If you gathered up all the spiders on the planet and placed them on a very large scale, together they’d weigh about 25 million tons, according to Nyffler and Birkhofer. For comparison, the Titanic weighed about 52,000 tons. The mass of every spider on Earth today, in other words, is equivalent to 478 Titanics.

Spider biologists have also generally found that spiders consume approximately 10 percent of their body weight in food per day. That’s equivalent to a 200-pound man eating 20 pounds of meat each day.

Conversely, it would take approximately 2,000 pounds of spiders to consume a 200-pound man in one day.

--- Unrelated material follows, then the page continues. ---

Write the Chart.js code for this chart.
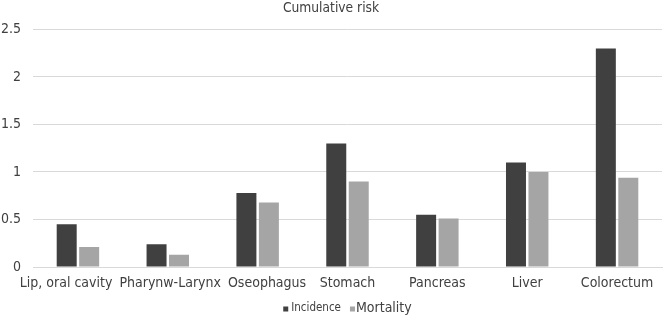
<!DOCTYPE html>
<html><head><meta charset="utf-8">
<script src="https://cdn.jsdelivr.net/npm/chart.js@4"></script>
<style>html,body{margin:0;padding:0;background:#fff;overflow:hidden}#w{width:663px;height:317px}</style>
</head><body><div id="w"><canvas id="c"></canvas></div>
<script>
const categories = ["Lip, oral cavity","Pharynw-Larynx","Oseophagus","Stomach","Pancreas","Liver","Colorectum"];
const incidence = [0.45,0.24,0.78,1.3,0.55,1.1,2.3];
const mortality = [0.21,0.13,0.68,0.9,0.51,1.0,0.94];
const yTicks = [0,0.5,1,1.5,2,2.5];
const FONT = "'DejaVu Sans Condensed', 'DejaVu Sans', sans-serif";
const TXT = '#404040';

// category labels: centred on the x scale ticks, then nudged apart where they would overlap
const categoryLabels = {
  id: 'categoryLabels',
  afterDraw(chart) {
    const ctx = chart.ctx, xs = chart.scales.x;
    const minGap = 7;
    ctx.save();
    ctx.font = '14px ' + FONT;
    ctx.fillStyle = TXT;
    ctx.textAlign = 'center';
    ctx.textBaseline = 'middle';
    const items = chart.data.labels.map((t, i) => ({t, c: xs.getPixelForTick(i), w: ctx.measureText(t).width}));
    for (let it = 0; it < 60; it++) {
      for (let i = 0; i < items.length - 1; i++) {
        const a = items[i], b = items[i + 1];
        const overlap = (a.c + a.w / 2 + minGap) - (b.c - b.w / 2);
        if (overlap > 0) { a.c -= overlap / 2; b.c += overlap / 2; }
      }
    }
    const y = xs.top + 16;
    items.forEach(o => ctx.fillText(o.t, o.c, y));
    ctx.restore();
  }
};

// legend: Incidence drawn smaller than Mortality as in the reference
const legendSizes = [11.5, 14];
const legendGaps = [3, 1];
const customLegend = {
  id: 'customLegend',
  afterDraw(chart) {
    const ctx = chart.ctx;
    const ds = chart.data.datasets;
    const box = 5, gapItems = 9;
    ctx.save();
    ctx.textBaseline = 'middle';
    ctx.textAlign = 'left';
    const widths = ds.map((d, i) => { ctx.font = legendSizes[i] + 'px ' + FONT; return ctx.measureText(d.label).width; });
    let total = 0;
    widths.forEach((w, i) => { total += box + legendGaps[i] + w + (i < widths.length - 1 ? gapItems : 0); });
    const ca = chart.chartArea;
    let x = (ca.left + ca.right - total) / 2;
    const y = chart.scales.x.bottom + 17;
    ds.forEach((d, i) => {
      ctx.fillStyle = d.backgroundColor;
      ctx.fillRect(x, y - box / 2 + 1, box, box);
      x += box + legendGaps[i];
      ctx.font = legendSizes[i] + 'px ' + FONT;
      ctx.fillStyle = TXT;
      ctx.fillText(d.label, x, y);
      x += widths[i] + gapItems;
    });
    ctx.restore();
  }
};

new Chart(document.getElementById('c'), {
  type: 'bar',
  data: {
    labels: categories,
    datasets: [
      {label:'Incidence', data: incidence, backgroundColor:'#404040', categoryPercentage:0.5, barPercentage:0.89},
      {label:'Mortality', data: mortality, backgroundColor:'#a5a5a5', categoryPercentage:0.5, barPercentage:0.89}
    ]
  },
  plugins: [categoryLabels, customLegend],
  options: {
    responsive:true, maintainAspectRatio:false, animation:false,
    layout:{padding:{left:0,right:1,top:0,bottom:26}},
    plugins:{
      title:{display:true,text:'Cumulative risk',color:TXT,font:{family:FONT,size:13.7,weight:'normal'},padding:{top:0,bottom:13}},
      legend:{display:false},
      tooltip:{enabled:false}
    },
    scales:{
      x:{grid:{display:false,drawTicks:false},border:{color:'#d9d9d9'},
         afterFit:(ax)=>{ax.height=24;},
         ticks:{display:false}},
      y:{min:0,max:2.5,
         afterBuildTicks:(ax)=>{ax.ticks=yTicks.map(v=>({value:v}));},
         afterFit:(ax)=>{ax.width=33;},
         grid:{color:'#d9d9d9',drawTicks:false},border:{display:false},
         ticks:{color:TXT,font:{family:FONT,size:14},padding:12,callback:(v)=>String(v)}}
    }
  }
});
</script></body></html>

You might be thinking you want to put Elon Musk’s flamethrower on your Xmas list right about now, in case of a spider apocalypse.

But hold up. I don’t want to be a force in blackening the spider’s reputation further. They’re helpful in many ways, and if you can keep yourself from squishing them with that rolled up newspaper you would be doing your home and yard a favor.

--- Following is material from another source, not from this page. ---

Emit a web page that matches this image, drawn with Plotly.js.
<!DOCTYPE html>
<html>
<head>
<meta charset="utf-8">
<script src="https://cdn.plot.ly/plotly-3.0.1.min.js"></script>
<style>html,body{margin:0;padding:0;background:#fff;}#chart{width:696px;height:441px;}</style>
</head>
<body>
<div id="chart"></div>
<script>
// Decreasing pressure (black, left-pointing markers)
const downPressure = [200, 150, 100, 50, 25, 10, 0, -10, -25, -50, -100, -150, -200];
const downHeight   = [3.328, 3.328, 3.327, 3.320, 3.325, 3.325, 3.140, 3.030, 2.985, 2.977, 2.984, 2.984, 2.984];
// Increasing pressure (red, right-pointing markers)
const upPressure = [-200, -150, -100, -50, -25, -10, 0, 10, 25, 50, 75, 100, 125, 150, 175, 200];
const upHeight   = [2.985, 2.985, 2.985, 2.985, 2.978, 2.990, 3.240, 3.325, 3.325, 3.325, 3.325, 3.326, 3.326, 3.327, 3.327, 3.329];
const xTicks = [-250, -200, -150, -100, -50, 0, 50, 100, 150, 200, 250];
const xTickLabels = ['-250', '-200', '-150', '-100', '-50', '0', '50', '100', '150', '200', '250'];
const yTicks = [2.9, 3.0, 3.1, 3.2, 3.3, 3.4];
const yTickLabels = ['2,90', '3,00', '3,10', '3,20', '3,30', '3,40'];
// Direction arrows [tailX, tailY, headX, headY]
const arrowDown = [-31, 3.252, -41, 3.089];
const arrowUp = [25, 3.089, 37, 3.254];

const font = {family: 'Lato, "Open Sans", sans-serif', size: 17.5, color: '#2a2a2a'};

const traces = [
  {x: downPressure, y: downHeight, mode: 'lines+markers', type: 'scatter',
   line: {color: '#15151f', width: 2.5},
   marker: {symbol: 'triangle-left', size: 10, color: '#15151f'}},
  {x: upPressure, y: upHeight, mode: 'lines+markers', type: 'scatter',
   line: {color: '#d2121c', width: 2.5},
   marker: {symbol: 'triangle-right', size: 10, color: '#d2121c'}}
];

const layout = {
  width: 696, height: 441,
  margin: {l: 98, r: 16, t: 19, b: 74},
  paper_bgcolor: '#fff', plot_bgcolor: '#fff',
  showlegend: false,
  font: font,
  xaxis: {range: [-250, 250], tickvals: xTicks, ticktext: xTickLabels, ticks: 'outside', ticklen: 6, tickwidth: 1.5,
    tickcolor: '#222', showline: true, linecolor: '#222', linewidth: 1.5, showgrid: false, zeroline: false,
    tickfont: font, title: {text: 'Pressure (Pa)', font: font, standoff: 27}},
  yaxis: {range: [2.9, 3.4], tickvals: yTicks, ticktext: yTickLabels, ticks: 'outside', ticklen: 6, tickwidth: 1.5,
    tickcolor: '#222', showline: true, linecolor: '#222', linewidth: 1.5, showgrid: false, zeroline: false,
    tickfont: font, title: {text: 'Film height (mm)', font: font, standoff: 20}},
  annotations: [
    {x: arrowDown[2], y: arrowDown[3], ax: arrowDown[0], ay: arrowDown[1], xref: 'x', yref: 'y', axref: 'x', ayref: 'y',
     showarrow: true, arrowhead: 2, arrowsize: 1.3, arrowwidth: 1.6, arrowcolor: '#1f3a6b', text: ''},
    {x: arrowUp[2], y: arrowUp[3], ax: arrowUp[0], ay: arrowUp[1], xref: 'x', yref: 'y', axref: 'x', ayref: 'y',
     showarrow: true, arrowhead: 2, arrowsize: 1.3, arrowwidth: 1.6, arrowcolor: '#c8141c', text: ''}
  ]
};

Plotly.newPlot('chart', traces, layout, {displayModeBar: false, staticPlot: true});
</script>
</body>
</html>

The Conversation spoke with Matt Bertone, an entomologist, on why you shouldn’t kill spiders:

Although they are generalist predators, apt to eat anything they can catch, spiders regularly capture nuisance pests and even disease-carrying insects – for example, mosquitoes. There’s even a species of jumping spider that prefers to eat blood-filled mosquitoes in African homes. So killing a spider doesn’t just cost the arachnid its life, it may take an important predator out of your home.

It’s natural to fear spiders. They have lots of legs and almost all are venomous – though the majority of species have venom too weak to cause issues in humans, if their fangs can pierce our skin at all. Evenentomologists themselves can fall prey to arachnophobia. I know a few spider researchers who overcame their fear by observing and working with these fascinating creatures. If they can do it, so can you!

And we can’t forget Lucas, the cute animated spider curing arachnophobia all over the world:

Live and let live, as the saying goes. Or, just don’t think about it too much.